Но, черт возьми, человеческая природа берет свое. У нее свой балансовый отчет, от него не отмахнешься. Рано или поздно наступает момент платить по счетам. Чем дольше живешь, тем острее понимаешь, что нужно свести дебет с кредитом. Расплата неминуема. Не буду отрицать, что позиция, занятая мною давным-давно, это чистейший эгоизм: действовать в одиночку, самому писать тексты и стоять за штурвалом своего корабля, рассказывать о том, что я думаю, имея в руках только микрофон, – без коллектива, без инструментов, без режиссера, без сценариста, без продюсера – все я сам.
И упаси господи, чтобы дебетовая сторона баланса была не в порядке. К счастью, мне удалось этого избежать.
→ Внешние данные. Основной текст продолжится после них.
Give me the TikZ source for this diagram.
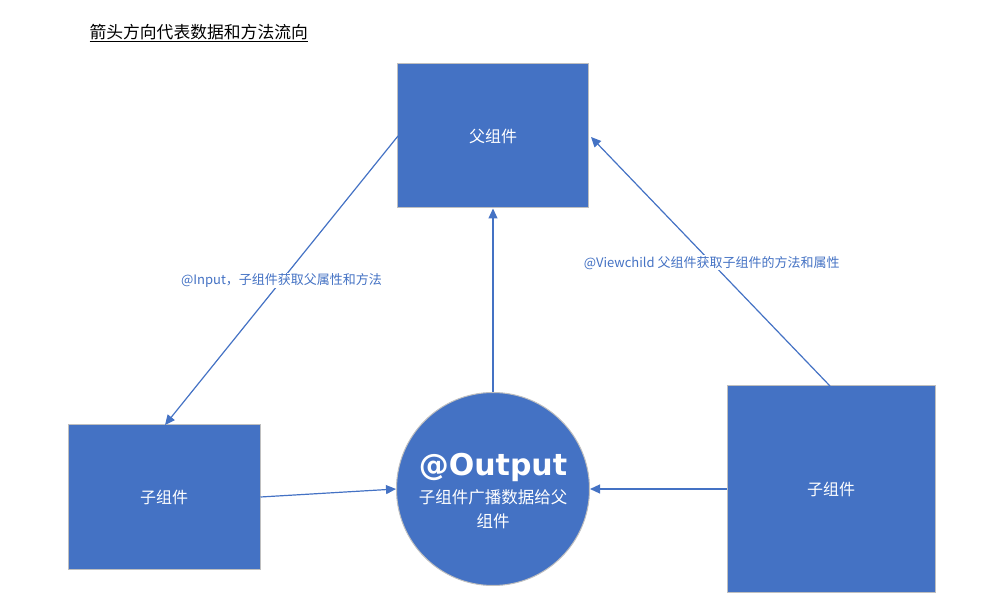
\documentclass[tikz,border=0pt]{standalone}
\usepackage{fontspec}
\setmainfont{Noto Sans CJK SC}
\newfontfamily\latinbold{DejaVu Sans}
\usetikzlibrary{arrows.meta}
\definecolor{acc}{HTML}{4472C4}
\definecolor{edge}{HTML}{BFBFBF}
\begin{document}
\begin{tikzpicture}[x=1pt,y=-1pt,
  boxstyle/.style={draw=edge,line width=1pt,fill=acc,text=white,font=\fontsize{16}{19}\selectfont,inner sep=0pt},
  conn/.style={draw=acc,line width=1.2pt,-{Triangle[length=10pt,width=9pt]}},
  lbl/.style={fill=white,text=acc,font=\fontsize{13}{15}\selectfont,inner sep=1pt}]
\useasboundingbox (0,0) rectangle (999,609);
\node[anchor=west,font=\fontsize{16.8}{19}\selectfont] (title) at (86,33) {\underline{箭头方向代表数据和方法流向}};
\node[boxstyle,minimum width=191pt,minimum height=144pt] (parent) at (493,136) {父组件};
\node[boxstyle,minimum width=192pt,minimum height=144pt] (lchild) at (164,497) {子组件};
\node[boxstyle,minimum width=208pt,minimum height=207pt] (rchild) at (831,489) {子组件};
\node[boxstyle,circle,minimum size=193pt] (out) at (493,489) {};
\node[text=white,font=\latinbold\bfseries\fontsize{30}{34}\selectfont] (outt) at (493,467) {@Output};
\node[text=white,font=\fontsize{16.5}{24}\selectfont,align=center] (outs) at (493,509) {子组件广播数据给父\\组件};
\coordinate (pl) at (398,136);
\coordinate (lt) at (165,425);
\coordinate (rt) at (830,386);
\coordinate (pr) at (591,137);
\draw[conn] (pl) -- (lt) node[lbl,pos=0.5] (l1) {@Input，子组件获取父属性和方法};
\draw[conn] (out.north) -- (parent.south);
\draw[conn] (rt) -- (pr) node[lbl,pos=0.495] (l2) {@Viewchild 父组件获取子组件的方法和属性};
\draw[conn] (lchild.east) -- (out.west);
\draw[conn] (rchild.west) -- (out.east);
\end{tikzpicture}
\end{document}
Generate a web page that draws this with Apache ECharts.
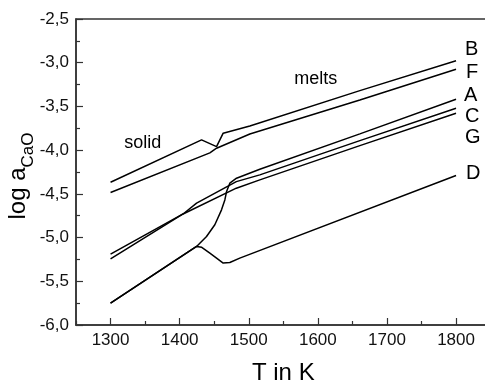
<!DOCTYPE html>
<html>
<head>
<meta charset="utf-8">
<script src="https://cdn.jsdelivr.net/npm/echarts@6/dist/echarts.min.js"></script>
<style>html,body{margin:0;padding:0;background:#fff}#c{width:485px;height:384px}</style>
</head>
<body>
<div id="c"></div>
<script>
// ---- data (T in K, log a_CaO) ----
const tB = [1300, 1431.7, 1453.4, 1463, 1501.6, 1660.8, 1800];
const vB = [-4.367, -3.883, -3.960, -3.806, -3.723, -3.319, -2.977];
const tF = [1300, 1443.7, 1453.4, 1501.6, 1660.8, 1800];
const vF = [-4.485, -4.031, -3.978, -3.815, -3.426, -3.075];
const tA = [1300, 1424.5, 1438.9, 1450.9, 1460.6, 1465.4, 1467.9, 1472.6, 1482.3, 1516, 1660.8, 1800];
const vA = [-5.749, -5.102, -4.988, -4.854, -4.683, -4.569, -4.474, -4.378, -4.321, -4.218, -3.814, -3.418];
const tC = [1300, 1405, 1424.5, 1482, 1516, 1660.8, 1800];
const vC = [-5.189, -4.73, -4.606, -4.36, -4.283, -3.891, -3.521];
const tG = [1300, 1405, 1482, 1516, 1660.8, 1800];
const vG = [-5.243, -4.73, -4.435, -4.34, -3.948, -3.578];
const tD = [1300, 1424.5, 1432, 1443.7, 1453.4, 1463, 1472.6, 1487, 1800];
const vD = [-5.749, -5.102, -5.112, -5.178, -5.235, -5.292, -5.285, -5.235, -4.29];
const xMajorTicks = [1300, 1400, 1500, 1600, 1700, 1800];
const xMinorTicks = [1250, 1350, 1450, 1550, 1650, 1750];
const curveNames = ['B', 'F', 'A', 'C', 'G', 'D'];

const FONT = 'Liberation Sans, Arial, sans-serif';
const pairs = (t, v) => t.map((x, i) => [x, v[i]]);
const curves = [[tB, vB], [tF, vF], [tA, vA], [tC, vC], [tG, vG], [tD, vD]];
const labelOffsets = [[4, -11], [5, 3], [3, -4], [4, 8], [4, 24.5], [5, -2.5]];

const chart = echarts.init(document.getElementById('c'), null, {renderer: 'canvas'});
const xBase = {
  type: 'value', min: 1250, max: 1850, gridIndex: 0, position: 'bottom',
  splitLine: {show: false}
};
chart.setOption({
  animation: false,
  backgroundColor: '#fff',
  grid: {left: 76, top: 19, width: 414.6, height: 306, containLabel: false, outerBoundsMode: 'none',
    show: true, borderColor: '#333', borderWidth: 1.5, backgroundColor: 'transparent'},
  xAxis: [
    Object.assign({}, xBase, {
      name: 'T in K', nameLocation: 'middle', nameGap: 36, nameMoveOverlap: false,
      nameTextStyle: {fontFamily: FONT, fontSize: 24, color: '#000'},
      axisLine: {show: true, onZero: false, lineStyle: {color: '#333', width: 1.5}},
      axisTick: {show: true, inside: true, length: 7, customValues: xMajorTicks, lineStyle: {color: '#333', width: 1.2}},
      axisLabel: {show: true, customValues: xMajorTicks, margin: 7, fontFamily: FONT, fontSize: 17, color: '#111',
        formatter: v => String(v)}
    }),
    Object.assign({}, xBase, {
      axisLine: {show: false, onZero: false},
      axisTick: {show: true, inside: true, length: 4, customValues: xMinorTicks, lineStyle: {color: '#333', width: 1.2}},
      axisLabel: {show: false}
    })
  ],
  yAxis: {
    type: 'value', min: -6, max: -2.5, interval: 0.5,
    name: '{a|log a}{b|CaO}', nameLocation: 'middle', nameGap: 39, nameRotate: 90, nameMoveOverlap: false,
    nameTextStyle: {
      fontFamily: FONT, color: '#000', padding: [0, 8, 0, 0],
      rich: {
        a: {fontFamily: FONT, fontSize: 24, lineHeight: 31, verticalAlign: 'top', color: '#000'},
        b: {fontFamily: FONT, fontSize: 17, lineHeight: 31, verticalAlign: 'bottom', color: '#000'}
      }
    },
    splitLine: {show: false},
    axisLine: {show: true, onZero: false, lineStyle: {color: '#333', width: 1.5}},
    axisTick: {show: true, inside: true, length: 7, lineStyle: {color: '#333', width: 1.2}},
    minorTick: {show: true, splitNumber: 2, length: 4, lineStyle: {color: '#333', width: 1.2}},
    axisLabel: {margin: 7, fontFamily: FONT, fontSize: 17, color: '#111',
      formatter: v => v.toFixed(1).replace('.', ',')}
  },
  series: curves.map((c, i) => ({
    type: 'line', name: curveNames[i], xAxisIndex: 0,
    data: pairs(c[0], c[1]),
    showSymbol: false, symbol: 'none', smooth: false,
    lineStyle: {color: '#000', width: 1.5},
    endLabel: {show: true, formatter: curveNames[i], fontFamily: FONT, fontSize: 20, color: '#000',
      distance: 5, offset: labelOffsets[i]},
    emphasis: {disabled: true}
  })),
  graphic: [
    {type: 'text', x: 142.8, y: 142.7, style: {text: 'solid', fontFamily: FONT, fontSize: 18, fill: '#000', align: 'center', verticalAlign: 'middle'}},
    {type: 'text', x: 315.8, y: 79, style: {text: 'melts', fontFamily: FONT, fontSize: 18, fill: '#000', align: 'center', verticalAlign: 'middle'}}
  ]
});
</script>
</body>
</html>
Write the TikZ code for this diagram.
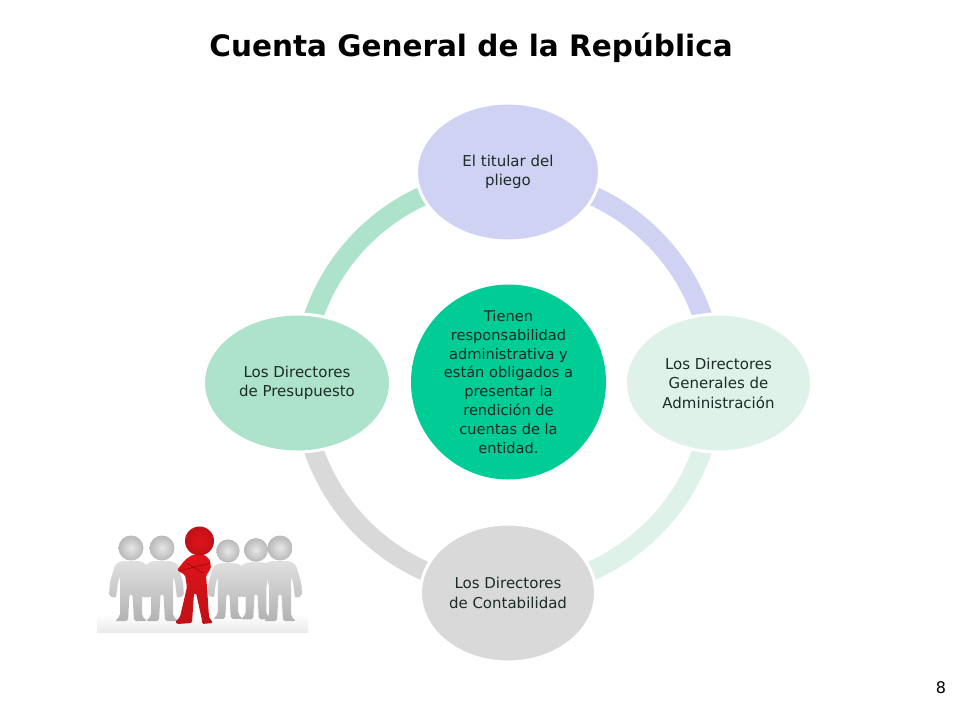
\documentclass[tikz,border=0pt]{standalone}
\usepackage{fontspec}
\setmainfont{DejaVu Sans}
\usetikzlibrary{shapes.geometric,backgrounds,calc}
\definecolor{cTop}{HTML}{D0D2F4}
\definecolor{cRight}{HTML}{DFF2E9}
\definecolor{cBottom}{HTML}{D9D9D9}
\definecolor{cLeft}{HTML}{ADE3CA}
\definecolor{cCenter}{HTML}{00CC96}
\definecolor{ink}{HTML}{1C2B26}
\definecolor{peepGrey}{HTML}{D2D2D2}
\definecolor{peepRed}{HTML}{E0141A}
\tikzset{
  oval/.style={ellipse,minimum height=138pt,inner sep=0pt,align=center,
    text=ink,draw=white,line width=3pt,font=\fontsize{15}{19.5}\selectfont},
  hubdisc/.style={circle,minimum size=195pt,inner sep=0pt,align=center,fill=cCenter,text=ink,
    font=\fontsize{14.6}{18.9}\selectfont},
  band/.style={line width=19.5pt,line cap=butt}
}
\newcommand{\peep}[3]{% x, y of the head, scale
  \begin{scope}[shift={(#1,#2)},scale=#3]
    \shade[top color=peepGrey!70!white,bottom color=peepGrey!85!black,rounded corners=2pt]
      (-10,13) -- (10,13) -- (16,17) -- (21,34) -- (22,48) -- (15,50) -- (13,34) -- (11,28)
      -- (11,44) -- (11,68) -- (16,73) -- (3,73) -- (1.5,46) -- (-1.5,46) -- (-3,73) -- (-16,73)
      -- (-11,68) -- (-11,44) -- (-11,28) -- (-13,34) -- (-15,50) -- (-22,48) -- (-21,34) -- (-16,17) -- cycle;
    \shade[inner color=peepGrey!55!white,outer color=peepGrey!88!black] (0,0) circle (12.5);
  \end{scope}}
\begin{document}
\begin{tikzpicture}[x=1pt,y=-1pt]
\useasboundingbox (0,0) rectangle (960,720);
\node[font=\fontsize{29.5}{34}\selectfont\bfseries,text=black] (title) at (471,47.5) {Cuenta General de la República};
\node[oval,fill=cTop,minimum width=183pt] (top) at (508,172) {El titular del\\pliego};
\node[oval,fill=cRight,minimum width=186pt] (right) at (718.5,383) {Los Directores\\Generales de\\Administración};
\node[oval,fill=cBottom,minimum width=175pt] (bottom) at (508,593) {Los Directores\\de Contabilidad};
\node[oval,fill=cLeft,minimum width=187pt] (left) at (297,383) {Los Directores\\de Presupuesto};
\node[hubdisc] (hub) at (508.5,382) {Tienen\\responsabilidad\\administrativa y\\están obligados  a\\presentar la\\rendición de\\cuentas de la\\entidad.};
\node[font=\fontsize{16}{18}\selectfont,text=black] (page) at (941,688) {8};
\coordinate (ringT) at ($(top.center)+(0,5.5)$);
\coordinate (ringR) at ($(right.center)+(-5,0)$);
\coordinate (ringB) at ($(bottom.center)+(0,-4.5)$);
\coordinate (ringL) at ($(left.center)+(5.5,0)$);
\begin{scope}[on background layer]
  \fill[white] (0,0) rectangle (960,720);
  \draw[band,cTop] (ringT) .. controls +(113.5,0) and +(0,-113.5) .. (ringR);
  \draw[band,cRight] (ringR) .. controls +(0,113.5) and +(113.5,0) .. (ringB);
  \draw[band,cBottom] (ringB) .. controls +(-113.5,0) and +(0,113.5) .. (ringL);
  \draw[band,cLeft] (ringL) .. controls +(0,-113.5) and +(-113.5,0) .. (ringT);
\end{scope}
% group of figures
\shade[top color=white,bottom color=black!8] (97,614) rectangle (308,632);
\peep{131}{548}{1}
\peep{162}{548}{1}
\peep{228}{551}{.93}
\peep{256}{550}{.95}
\peep{280}{548}{1}
% red figure, arms crossed
\shade[top color=peepRed,bottom color=peepRed!85!black,rounded corners=1.5pt]
  (192,555) -- (205,555) -- (210,560) -- (211,568) -- (206,576) -- (207,587) -- (209,617)
  -- (213,623) -- (202,624) -- (202,620) -- (196,593) -- (194,593) -- (192,623) -- (177,624)
  -- (175,622) -- (180,617) -- (187,587) -- (185,575) -- (177,570) -- (185,560) -- cycle;
\shade[inner color=peepRed,outer color=peepRed!85!black] (199.5,541) circle (14.5);
\draw[peepRed!70!black,line width=.8pt] (179,571) -- (210,563);
\draw[peepRed!70!black,line width=.8pt] (187,563) -- (203,573);
\end{tikzpicture}
\end{document}
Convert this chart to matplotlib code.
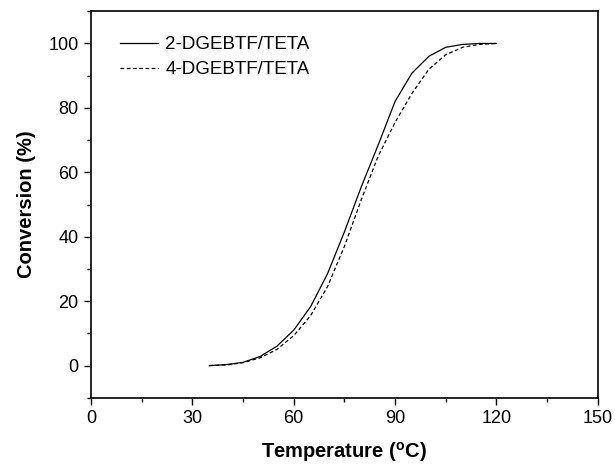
#!/usr/bin/env python3
"""
Conversion vs temperature curves for the two DGEBTF/TETA systems.
"""

import matplotlib
matplotlib.use("Agg")
import matplotlib.pyplot as plt
from matplotlib.ticker import MultipleLocator

temperature = [35, 40, 45, 50, 55, 60, 65, 70, 75, 80, 85, 90, 95, 100, 105, 110, 115, 120]
conv_2dgebtf = [0.0, 0.3, 1.0, 2.8, 6.0, 11.0, 18.3, 28.5, 41.5, 55.5, 68.5, 82.0,
                90.8, 96.0, 98.8, 99.7, 100.0, 100.0]
conv_4dgebtf = [0.0, 0.2, 0.9, 2.4, 5.0, 9.3, 15.5, 24.5, 37.0, 51.5, 65.0, 75.5,
                84.5, 92.0, 96.5, 98.8, 99.7, 100.0]
series_labels = ["2-DGEBTF/TETA", "4-DGEBTF/TETA"]

plt.rcParams['font.family'] = ['Liberation Sans', 'DejaVu Sans']
plt.rcParams['mathtext.fontset'] = 'custom'
plt.rcParams['mathtext.rm'] = 'Liberation Sans'
plt.rcParams['mathtext.bf'] = 'Liberation Sans:bold'

fig = plt.figure(figsize=(6.15, 4.68), dpi=100)
ax = fig.add_axes([0.148, 0.150, 0.824, 0.826])

ax.plot(temperature, conv_2dgebtf, color='black', linewidth=0.9, linestyle='-',
        label=series_labels[0])
ax.plot(temperature, conv_4dgebtf, color='black', linewidth=0.9, linestyle=(0, (3, 2)),
        label=series_labels[1])

ax.set_xlim(0, 150)
ax.set_ylim(-10, 110)
ax.xaxis.set_major_locator(MultipleLocator(30))
ax.xaxis.set_minor_locator(MultipleLocator(15))
ax.yaxis.set_major_locator(MultipleLocator(20))
ax.yaxis.set_minor_locator(MultipleLocator(10))
ax.tick_params(which='major', direction='out', length=5, width=1, labelsize=13,
               top=False, right=False, pad=4)
ax.tick_params(which='minor', direction='out', length=3, width=1,
               top=False, right=False)
for sp in ax.spines.values():
    sp.set_linewidth(1.2)

ax.set_xlabel(r'Temperature ($^{\mathbf{o}}$C)', fontsize=14.5, fontweight='bold', labelpad=9)
ax.set_ylabel('Conversion (%)', fontsize=14.5, fontweight='bold', labelpad=9)

ax.legend(loc='upper left', frameon=False, fontsize=13.5, handlelength=2.0,
          handletextpad=0.4, labelspacing=0.42, bbox_to_anchor=(0.043, 0.955),
          borderaxespad=0)

fig.savefig("out.png", dpi=100)
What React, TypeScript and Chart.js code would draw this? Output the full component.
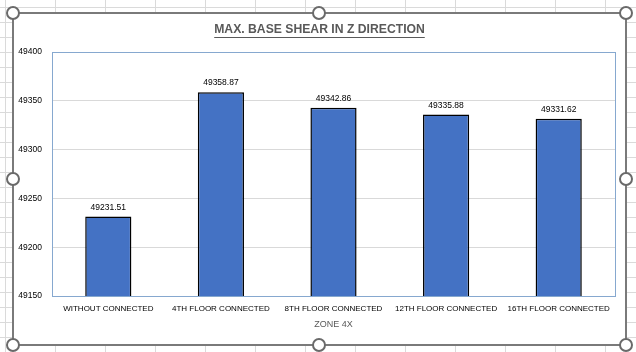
import React, { useEffect, useRef } from 'react';
import { Chart, registerables } from 'chart.js';

Chart.register(...registerables);

const categories = [
  'WITHOUT CONNECTED',
  '4TH FLOOR CONNECTED',
  '8TH FLOOR CONNECTED',
  '12TH FLOOR CONNECTED',
  '16TH FLOOR CONNECTED',
];
const values = [49231.51, 49358.87, 49342.86, 49335.88, 49331.62];
const yMin = 49150;
const yMax = 49400;
const yStep = 50;
const chartTitle = 'MAX. BASE SHEAR IN Z DIRECTION';
const xAxisTitle = 'ZONE 4X';

const FONT = "'Liberation Sans', Arial, sans-serif";

const decorPlugin = {
  id: 'decor',
  beforeDatasetsDraw(chart: any) {
    const { ctx, chartArea } = chart;
    ctx.save();
    ctx.strokeStyle = '#86a8cf';
    ctx.lineWidth = 1;
    ctx.strokeRect(
      Math.round(chartArea.left) + 0.5,
      Math.round(chartArea.top) + 0.5,
      Math.round(chartArea.right - chartArea.left),
      Math.round(chartArea.bottom - chartArea.top)
    );
    ctx.restore();
  },
  afterDatasetsDraw(chart: any) {
    const { ctx } = chart;
    const meta = chart.getDatasetMeta(0);
    ctx.save();
    ctx.font = `8.5px ${FONT}`;
    ctx.fillStyle = '#000000';
    ctx.textAlign = 'center';
    ctx.textBaseline = 'bottom';
    meta.data.forEach((bar: any, i: number) => {
      const v = chart.data.datasets[0].data[i] as number;
      ctx.fillText(v.toFixed(2), bar.x, bar.y - 5);
    });
    ctx.restore();
  },
  afterDraw(chart: any) {
    const { ctx } = chart;
    ctx.save();
    ctx.font = `bold 12.2px ${FONT}`;
    ctx.fillStyle = '#595959';
    ctx.textAlign = 'center';
    ctx.textBaseline = 'middle';
    const cx = chart.width / 2;
    const cy = 16;
    ctx.fillText(chartTitle, cx, cy);
    const w = ctx.measureText(chartTitle).width;
    ctx.strokeStyle = '#595959';
    ctx.lineWidth = 1;
    ctx.beginPath();
    ctx.moveTo(cx - w / 2, 23.5);
    ctx.lineTo(cx + w / 2, 23.5);
    ctx.stroke();
    ctx.restore();
  },
};

const handlePositions = [
  [13, 13], [319, 13], [626, 13],
  [13, 179], [626, 179],
  [13, 345], [319, 345], [626, 345],
];

export default function App() {
  const canvasRef = useRef<HTMLCanvasElement | null>(null);

  useEffect(() => {
    if (!canvasRef.current) return;
    const chart = new Chart(canvasRef.current, {
      type: 'bar',
      data: {
        labels: categories,
        datasets: [
          {
            data: values,
            backgroundColor: '#4472c4',
            borderColor: '#000000',
            borderWidth: 1.5,
            barPercentage: 0.41,
            categoryPercentage: 1,
          },
        ],
      },
      options: {
        animation: false,
        responsive: false,
        devicePixelRatio: 1,
        layout: { padding: { top: 38, right: 10, left: 0, bottom: 0 } },
        plugins: {
          legend: { display: false },
          title: { display: false },
          tooltip: { enabled: false },
        },
        scales: {
          x: {
            grid: { display: false, drawTicks: false },
            border: { display: false },
            ticks: {
              color: '#000000',
              font: { family: FONT, size: 8 },
              padding: 8,
              maxRotation: 0,
              autoSkip: false,
            },
            title: {
              display: true,
              text: xAxisTitle,
              color: '#595959',
              font: { family: FONT, size: 9 },
              padding: { top: 0, bottom: 14 },
            },
            afterFit(scale: any) {
              scale.height = 48;
            },
          },
          y: {
            min: yMin,
            max: yMax,
            grid: { color: '#d9d9d9', drawTicks: false },
            border: { display: false },
            ticks: {
              stepSize: yStep,
              color: '#000000',
              font: { family: FONT, size: 8.5 },
              padding: 10,
              callback: (v: any) => String(v),
            },
            afterFit(scale: any) {
              scale.width = 38;
            },
          },
        },
      },
      plugins: [decorPlugin],
    });
    return () => chart.destroy();
  }, []);

  return (
    <div
      style={{
        position: 'fixed',
        left: 0,
        top: 0,
        width: 636,
        height: 352,
        overflow: 'hidden',
        backgroundColor: '#ffffff',
        backgroundImage:
          'linear-gradient(to right, #dadada 1px, transparent 1px), linear-gradient(to bottom, #dadada 1px, transparent 1px)',
        backgroundSize: '50px 15px',
        backgroundPosition: '5px 7px',
      }}
    >
      <div
        style={{
          position: 'absolute',
          left: 12,
          top: 12,
          width: 611,
          height: 330,
          border: '2px solid #7a7a7a',
          background: '#ffffff',
        }}
      >
        <canvas ref={canvasRef} width={611} height={330} style={{ display: 'block' }} />
      </div>
      {handlePositions.map(([x, y], i) => (
        <div
          key={i}
          style={{
            position: 'absolute',
            left: x - 7,
            top: y - 7,
            width: 10,
            height: 10,
            borderRadius: '50%',
            border: '2px solid #6a6a6a',
            background: '#ffffff',
          }}
        />
      ))}
    </div>
  );
}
Чисто умозрительно я такой вариант допускал, но никогда не задумывался, что человек при этом чувствует, как переживает.
Когда Бренда была жива, я иногда представлял себе, как мы переедем в Ирландию, куда-нибудь на юго-восток, где потеплее, поселимся вдвоем недалеко от Дублина, чтобы в любой момент можно было съездить и купить все необходимое, а не ковырять в зубах… проволокой или что у них еще идет в ход – я не очень знаком с деревенской жизнью, но не думаю, что там все так плохо. Свои писульки я мог бы отправлять издателю по электронной почте, а потом просто сидеть в саду.
Я часто спрашиваю себя: если бы все сложилось иначе, воплотил бы я эту мечту? Думаю, да. Я смог бы отказаться от сцены. Принести такую жертву.
Главное, чему научила меня человеческая природа: во всем нужен баланс. Не скажу, что мне это всегда удается. Какая-то часть меня чувствует себя обделенной. Ей тоже нужно выходить в свет, ей нужна поддержка – которой она не получает. Я не стану вдаваться в подробности. Но это полная противоположность тому, чем я занимаюсь.
Есть время делать, а есть время – быть. Я узнал об этом очень давно от своего мозгоправа Эла Вайнштейна, которого любил и которому доверял. Но он неожиданно для всех умер. От инсульта. (Очень странное чувство, когда вам отменяют прием из-за смерти терапевта.)
Но это не упраздняет и никак не затрагивает его жизненное кредо: быть, делать, добиваться.